12.15.09 – The Asian Development Bank (ADB) has approved US$630 million in financial support for Vietnam to further reform its state-owned enterprises (SEOs). The multi-tranche financing facility will help an effort to make SEOs more efficient, profitable and transparent in order to spur economic growth and open up opportunities for the private sector.
The government has been equitizing SOEs since 1992, but the process has been relatively slow and confined to smaller institutions. The financial support will make SEOs that are going concerns more attractive to strategic and other outside investors. The program will also provide training and other assistance to government bodies involved in the SOE reform process.
ADB’s announcement is timely in relation to a resolution recently approved by the National Assembly (NA), the lawmaking body of Vietnam, to dissolve poorly performing SEOs. The NA acknowledged that, although most SEOs had contributed to the economy and fulfilled assigned tasks, many failed to operate effectively despite government investments and preferential treatment.

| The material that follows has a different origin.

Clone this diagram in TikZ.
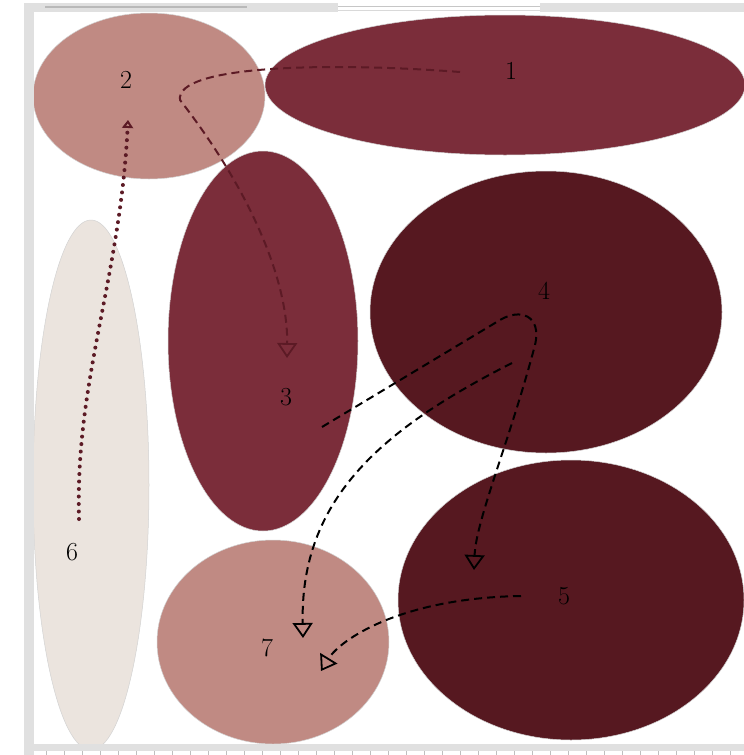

The NA’s Standing Committee stated that 45 percent of 91 state-owned institutions posted equity returns of less than 10 percent while 25 percent had returns of less than 5 percent and others posted negative returns. Nearly 50 SEOs invested a total of VND21.16 trillion (or US$1.19 billion) into non-core sectors such as banking, insurance, real estate and stock, most of which were not profitable.
ADB’s financial support make up almost 36% of the estimated US$1.77 billion cost of SOE transformation that is expected to be incurred from 2009 to 2015. The remaining balance is to be financed from government contributions, internal resources of participating general corporations and strategic investors.